Afterward, Singletary said problems with the headsets hampered the offense while Smith said it was the timeliness of the play calls. It was foreshadowing for this turbulent 49ers season. San Francisco fired offensive coordinator Jimmy Raye early in the year, and just this week Johnnie Lynn, the team’s secondary coach, stepped down. Three players left the team as well.

Meanwhile, Seattle has seen progress under center as Hasselbeck realized that avoiding turnovers is a prerequisite for any quarterback under Carroll. That took time for Hasselbeck to learn because after he was picked off three times in a Week 2 loss at Denver, the reins were tightened and Hasselbeck grew timid. Seattle went six quarters without scoring an offensive touchdown in Games 3 and 4.

“There’s a fine line between being aggressive, and just being a little too cautious,” Hasselbeck said. “You’ve still got to play offensive and play a little bit aggressive.”

It wasn’t until the night before Seattle played at Chicago in Week 6 when offensive coordinator Jeremy Bates provided an automotive analogy for how to find that balance between throwing recklessly and playing tentative.

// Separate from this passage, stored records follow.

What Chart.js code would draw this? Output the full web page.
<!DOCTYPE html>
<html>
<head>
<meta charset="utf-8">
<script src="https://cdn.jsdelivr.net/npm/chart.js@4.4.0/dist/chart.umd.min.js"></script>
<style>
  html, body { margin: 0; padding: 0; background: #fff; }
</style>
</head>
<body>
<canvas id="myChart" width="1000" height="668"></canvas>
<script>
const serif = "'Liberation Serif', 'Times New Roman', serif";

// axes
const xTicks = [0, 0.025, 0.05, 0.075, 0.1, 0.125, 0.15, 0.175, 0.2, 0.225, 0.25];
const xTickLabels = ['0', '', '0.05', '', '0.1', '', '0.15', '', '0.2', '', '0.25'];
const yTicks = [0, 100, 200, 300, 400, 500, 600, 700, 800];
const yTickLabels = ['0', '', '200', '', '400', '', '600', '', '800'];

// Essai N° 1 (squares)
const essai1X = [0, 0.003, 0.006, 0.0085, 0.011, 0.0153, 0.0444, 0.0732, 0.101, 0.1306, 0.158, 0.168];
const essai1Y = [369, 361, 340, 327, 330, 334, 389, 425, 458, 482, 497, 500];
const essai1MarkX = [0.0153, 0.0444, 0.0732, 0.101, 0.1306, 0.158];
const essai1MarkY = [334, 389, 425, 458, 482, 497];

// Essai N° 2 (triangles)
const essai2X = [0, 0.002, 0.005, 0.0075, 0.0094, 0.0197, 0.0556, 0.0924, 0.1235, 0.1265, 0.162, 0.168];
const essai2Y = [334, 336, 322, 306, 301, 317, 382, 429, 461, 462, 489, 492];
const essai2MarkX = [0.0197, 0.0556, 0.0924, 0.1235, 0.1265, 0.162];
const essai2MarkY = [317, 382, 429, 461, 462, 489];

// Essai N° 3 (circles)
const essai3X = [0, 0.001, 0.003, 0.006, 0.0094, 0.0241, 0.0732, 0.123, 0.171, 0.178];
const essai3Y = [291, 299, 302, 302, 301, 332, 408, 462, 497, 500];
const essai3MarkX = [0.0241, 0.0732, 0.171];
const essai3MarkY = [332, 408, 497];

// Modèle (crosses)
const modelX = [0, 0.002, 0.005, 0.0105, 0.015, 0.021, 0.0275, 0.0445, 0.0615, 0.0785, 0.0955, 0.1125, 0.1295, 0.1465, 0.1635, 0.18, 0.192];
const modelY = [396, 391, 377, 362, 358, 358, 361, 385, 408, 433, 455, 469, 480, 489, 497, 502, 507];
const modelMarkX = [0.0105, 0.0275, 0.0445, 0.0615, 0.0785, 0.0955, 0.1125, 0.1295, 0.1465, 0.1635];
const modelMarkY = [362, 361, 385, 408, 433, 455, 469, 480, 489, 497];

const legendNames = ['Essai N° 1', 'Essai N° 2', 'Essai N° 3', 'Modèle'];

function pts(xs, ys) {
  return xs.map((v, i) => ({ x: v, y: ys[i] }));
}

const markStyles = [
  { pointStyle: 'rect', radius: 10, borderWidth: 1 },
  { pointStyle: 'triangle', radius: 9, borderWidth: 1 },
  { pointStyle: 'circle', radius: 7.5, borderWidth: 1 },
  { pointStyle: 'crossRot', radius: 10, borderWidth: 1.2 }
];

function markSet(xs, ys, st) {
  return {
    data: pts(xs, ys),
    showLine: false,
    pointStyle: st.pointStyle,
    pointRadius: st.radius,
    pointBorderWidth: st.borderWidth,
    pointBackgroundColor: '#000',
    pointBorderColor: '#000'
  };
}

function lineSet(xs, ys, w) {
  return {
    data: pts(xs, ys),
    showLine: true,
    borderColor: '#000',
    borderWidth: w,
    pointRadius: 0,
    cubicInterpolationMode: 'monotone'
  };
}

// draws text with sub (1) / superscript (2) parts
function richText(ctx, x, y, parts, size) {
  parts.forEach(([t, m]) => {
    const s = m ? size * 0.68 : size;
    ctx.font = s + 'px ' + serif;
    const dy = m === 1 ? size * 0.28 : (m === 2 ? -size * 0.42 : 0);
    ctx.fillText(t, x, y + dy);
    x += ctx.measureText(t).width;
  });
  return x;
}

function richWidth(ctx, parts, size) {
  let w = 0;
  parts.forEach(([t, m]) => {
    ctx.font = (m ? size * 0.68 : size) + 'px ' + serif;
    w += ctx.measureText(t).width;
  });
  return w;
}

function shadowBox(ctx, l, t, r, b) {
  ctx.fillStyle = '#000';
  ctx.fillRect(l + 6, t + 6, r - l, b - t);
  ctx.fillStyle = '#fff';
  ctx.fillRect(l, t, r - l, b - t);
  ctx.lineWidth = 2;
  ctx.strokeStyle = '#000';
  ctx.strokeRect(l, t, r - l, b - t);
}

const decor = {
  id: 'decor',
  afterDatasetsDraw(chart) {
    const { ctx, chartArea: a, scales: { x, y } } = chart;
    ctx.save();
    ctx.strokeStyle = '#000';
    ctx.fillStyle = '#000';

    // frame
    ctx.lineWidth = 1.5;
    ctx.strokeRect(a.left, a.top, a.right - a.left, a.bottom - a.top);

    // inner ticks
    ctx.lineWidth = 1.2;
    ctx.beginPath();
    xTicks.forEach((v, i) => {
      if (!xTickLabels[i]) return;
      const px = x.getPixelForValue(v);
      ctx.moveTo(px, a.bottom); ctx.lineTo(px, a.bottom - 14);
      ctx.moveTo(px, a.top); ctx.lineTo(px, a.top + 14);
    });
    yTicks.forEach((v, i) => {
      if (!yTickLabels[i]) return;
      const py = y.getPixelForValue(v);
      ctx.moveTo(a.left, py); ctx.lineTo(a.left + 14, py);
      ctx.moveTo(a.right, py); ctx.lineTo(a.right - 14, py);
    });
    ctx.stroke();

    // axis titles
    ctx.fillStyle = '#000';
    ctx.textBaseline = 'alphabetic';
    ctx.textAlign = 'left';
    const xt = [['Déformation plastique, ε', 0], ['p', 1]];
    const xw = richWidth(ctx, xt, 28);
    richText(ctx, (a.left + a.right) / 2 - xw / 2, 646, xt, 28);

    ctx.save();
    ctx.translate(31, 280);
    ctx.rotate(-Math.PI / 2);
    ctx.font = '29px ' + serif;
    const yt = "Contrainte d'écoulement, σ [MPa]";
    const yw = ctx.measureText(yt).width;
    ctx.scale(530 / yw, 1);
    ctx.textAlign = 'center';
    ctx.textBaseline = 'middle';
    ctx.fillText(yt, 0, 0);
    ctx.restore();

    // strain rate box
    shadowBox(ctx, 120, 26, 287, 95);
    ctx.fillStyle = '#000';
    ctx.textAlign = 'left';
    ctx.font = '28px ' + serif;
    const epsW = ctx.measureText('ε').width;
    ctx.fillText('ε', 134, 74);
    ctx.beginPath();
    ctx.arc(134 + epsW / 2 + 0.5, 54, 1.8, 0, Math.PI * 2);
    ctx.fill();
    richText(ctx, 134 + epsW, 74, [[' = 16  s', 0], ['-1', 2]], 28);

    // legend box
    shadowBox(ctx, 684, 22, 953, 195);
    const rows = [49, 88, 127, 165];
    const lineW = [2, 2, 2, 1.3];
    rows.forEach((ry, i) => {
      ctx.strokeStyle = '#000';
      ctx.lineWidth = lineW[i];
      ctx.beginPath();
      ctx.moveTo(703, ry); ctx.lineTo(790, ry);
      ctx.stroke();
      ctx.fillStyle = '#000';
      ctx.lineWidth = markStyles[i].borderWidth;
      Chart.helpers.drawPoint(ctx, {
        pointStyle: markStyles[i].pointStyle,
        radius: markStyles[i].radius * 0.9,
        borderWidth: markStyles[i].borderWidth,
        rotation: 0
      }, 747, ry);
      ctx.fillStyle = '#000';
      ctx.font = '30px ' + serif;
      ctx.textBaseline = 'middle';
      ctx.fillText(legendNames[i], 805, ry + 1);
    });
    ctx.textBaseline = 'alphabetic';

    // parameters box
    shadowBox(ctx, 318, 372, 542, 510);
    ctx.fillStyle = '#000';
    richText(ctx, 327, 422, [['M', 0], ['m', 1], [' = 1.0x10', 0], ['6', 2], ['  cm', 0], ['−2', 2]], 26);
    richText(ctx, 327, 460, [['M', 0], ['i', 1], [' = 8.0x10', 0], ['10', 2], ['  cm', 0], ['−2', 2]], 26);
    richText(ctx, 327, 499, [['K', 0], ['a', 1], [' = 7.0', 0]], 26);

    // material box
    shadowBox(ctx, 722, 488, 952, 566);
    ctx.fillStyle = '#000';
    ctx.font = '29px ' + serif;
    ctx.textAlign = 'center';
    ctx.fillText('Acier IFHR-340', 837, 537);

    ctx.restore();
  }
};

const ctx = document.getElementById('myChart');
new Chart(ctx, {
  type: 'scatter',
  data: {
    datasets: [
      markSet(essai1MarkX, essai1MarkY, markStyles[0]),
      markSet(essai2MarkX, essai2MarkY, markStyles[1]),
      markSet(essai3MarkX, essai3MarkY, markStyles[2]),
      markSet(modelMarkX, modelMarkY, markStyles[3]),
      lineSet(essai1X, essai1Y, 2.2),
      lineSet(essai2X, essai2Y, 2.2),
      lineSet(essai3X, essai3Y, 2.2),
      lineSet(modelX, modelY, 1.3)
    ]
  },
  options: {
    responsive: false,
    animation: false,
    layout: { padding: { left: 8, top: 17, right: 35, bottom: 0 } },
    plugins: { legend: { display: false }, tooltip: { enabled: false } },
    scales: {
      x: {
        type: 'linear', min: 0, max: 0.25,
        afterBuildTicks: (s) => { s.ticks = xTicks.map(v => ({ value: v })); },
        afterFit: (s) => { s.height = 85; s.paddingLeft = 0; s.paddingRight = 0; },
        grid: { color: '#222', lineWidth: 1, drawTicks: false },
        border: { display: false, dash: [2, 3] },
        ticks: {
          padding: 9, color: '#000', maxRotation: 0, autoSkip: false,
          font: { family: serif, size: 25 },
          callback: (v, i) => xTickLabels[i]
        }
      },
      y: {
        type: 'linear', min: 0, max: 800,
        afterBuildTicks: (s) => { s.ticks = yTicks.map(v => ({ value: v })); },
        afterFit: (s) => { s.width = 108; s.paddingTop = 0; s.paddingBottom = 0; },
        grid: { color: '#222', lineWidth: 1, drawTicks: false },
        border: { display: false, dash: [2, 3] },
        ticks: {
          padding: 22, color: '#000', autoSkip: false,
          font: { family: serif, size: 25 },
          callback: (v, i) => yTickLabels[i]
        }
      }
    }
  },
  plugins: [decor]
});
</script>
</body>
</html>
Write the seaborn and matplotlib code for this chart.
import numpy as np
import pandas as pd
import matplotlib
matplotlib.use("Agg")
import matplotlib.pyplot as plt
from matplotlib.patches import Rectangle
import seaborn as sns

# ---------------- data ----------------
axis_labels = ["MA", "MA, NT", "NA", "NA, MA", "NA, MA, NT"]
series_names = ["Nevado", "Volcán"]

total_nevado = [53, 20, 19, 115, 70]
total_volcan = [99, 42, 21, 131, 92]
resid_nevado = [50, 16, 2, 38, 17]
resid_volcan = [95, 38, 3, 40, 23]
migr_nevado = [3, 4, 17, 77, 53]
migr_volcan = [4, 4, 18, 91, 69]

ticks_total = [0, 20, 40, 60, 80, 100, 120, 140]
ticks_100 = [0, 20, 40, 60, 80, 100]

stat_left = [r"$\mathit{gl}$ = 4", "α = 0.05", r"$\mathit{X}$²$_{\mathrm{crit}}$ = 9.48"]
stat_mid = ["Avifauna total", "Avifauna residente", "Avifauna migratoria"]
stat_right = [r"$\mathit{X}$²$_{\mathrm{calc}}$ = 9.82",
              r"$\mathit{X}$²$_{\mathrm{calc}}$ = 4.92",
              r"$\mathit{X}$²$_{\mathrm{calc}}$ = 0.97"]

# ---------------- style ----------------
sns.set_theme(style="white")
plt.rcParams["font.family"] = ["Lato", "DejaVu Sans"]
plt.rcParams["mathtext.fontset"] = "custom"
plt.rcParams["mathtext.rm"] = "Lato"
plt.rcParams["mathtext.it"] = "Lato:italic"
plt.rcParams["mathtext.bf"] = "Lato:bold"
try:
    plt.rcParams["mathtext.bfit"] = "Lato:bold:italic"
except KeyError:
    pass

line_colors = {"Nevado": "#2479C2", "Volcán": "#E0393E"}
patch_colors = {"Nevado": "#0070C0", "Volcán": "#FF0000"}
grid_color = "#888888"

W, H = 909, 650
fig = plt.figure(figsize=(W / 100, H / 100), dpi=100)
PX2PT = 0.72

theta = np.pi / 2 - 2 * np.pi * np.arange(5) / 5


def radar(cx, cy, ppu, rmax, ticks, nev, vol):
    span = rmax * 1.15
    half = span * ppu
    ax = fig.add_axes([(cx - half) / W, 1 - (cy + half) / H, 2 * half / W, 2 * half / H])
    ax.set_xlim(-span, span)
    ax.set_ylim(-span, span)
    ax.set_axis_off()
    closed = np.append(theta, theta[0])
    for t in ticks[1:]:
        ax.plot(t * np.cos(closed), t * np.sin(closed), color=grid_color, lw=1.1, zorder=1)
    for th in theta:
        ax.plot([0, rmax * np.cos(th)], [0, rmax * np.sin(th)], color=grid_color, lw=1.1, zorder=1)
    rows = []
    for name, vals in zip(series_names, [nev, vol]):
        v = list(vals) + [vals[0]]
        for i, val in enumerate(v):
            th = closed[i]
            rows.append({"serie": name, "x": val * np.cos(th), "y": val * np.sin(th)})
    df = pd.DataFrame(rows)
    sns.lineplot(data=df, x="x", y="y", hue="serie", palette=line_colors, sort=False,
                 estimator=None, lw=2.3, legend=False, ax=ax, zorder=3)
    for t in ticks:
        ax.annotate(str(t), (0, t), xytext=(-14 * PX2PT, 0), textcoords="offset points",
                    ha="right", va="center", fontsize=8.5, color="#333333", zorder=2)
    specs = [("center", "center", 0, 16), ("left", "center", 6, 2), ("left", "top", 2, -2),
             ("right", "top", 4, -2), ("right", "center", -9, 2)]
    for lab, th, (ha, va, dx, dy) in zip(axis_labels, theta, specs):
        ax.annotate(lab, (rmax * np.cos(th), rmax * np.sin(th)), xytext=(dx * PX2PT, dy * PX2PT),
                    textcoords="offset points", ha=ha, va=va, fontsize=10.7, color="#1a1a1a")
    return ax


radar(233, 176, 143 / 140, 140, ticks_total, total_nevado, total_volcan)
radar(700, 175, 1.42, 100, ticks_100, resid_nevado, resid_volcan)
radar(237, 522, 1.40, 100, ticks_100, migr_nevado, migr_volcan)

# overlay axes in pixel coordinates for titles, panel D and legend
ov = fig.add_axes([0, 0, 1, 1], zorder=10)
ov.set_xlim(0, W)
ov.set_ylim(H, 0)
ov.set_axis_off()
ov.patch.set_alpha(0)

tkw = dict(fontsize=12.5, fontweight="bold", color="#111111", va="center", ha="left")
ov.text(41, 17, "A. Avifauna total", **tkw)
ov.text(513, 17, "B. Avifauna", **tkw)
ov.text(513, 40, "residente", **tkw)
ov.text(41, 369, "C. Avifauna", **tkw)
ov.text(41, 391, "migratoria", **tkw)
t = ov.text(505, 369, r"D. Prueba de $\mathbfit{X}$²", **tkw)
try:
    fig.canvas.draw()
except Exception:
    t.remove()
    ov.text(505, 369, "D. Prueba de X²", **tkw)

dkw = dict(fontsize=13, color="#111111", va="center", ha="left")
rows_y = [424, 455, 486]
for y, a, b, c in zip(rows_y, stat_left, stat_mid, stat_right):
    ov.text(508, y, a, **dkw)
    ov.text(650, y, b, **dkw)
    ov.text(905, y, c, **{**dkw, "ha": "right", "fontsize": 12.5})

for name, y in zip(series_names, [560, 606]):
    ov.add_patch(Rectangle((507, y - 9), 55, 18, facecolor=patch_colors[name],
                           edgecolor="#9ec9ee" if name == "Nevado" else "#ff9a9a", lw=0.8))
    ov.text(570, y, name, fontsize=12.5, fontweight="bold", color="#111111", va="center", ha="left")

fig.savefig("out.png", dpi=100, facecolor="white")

“You don’t want to drive like a student driver,” Hasselbeck said. “I was playing quarterback a little bit like a student driver.”

The result was a breakthrough of sorts for Hasselbeck, who was picked off only once in the next five games. And even now, as he has been intercepted four times in the past two games, the coach feels a sense of confidence with his quarterback.

“His conscience is in the right place,” Carroll said.

“He’s working hard at it.”

Meanwhile, the 49ers have changed quarterbacks, they just haven’t found stability at that position, and San Francisco doesn’t appear any closer to finding an answer at quarterback, and that as much as anything explains the difference between these teams.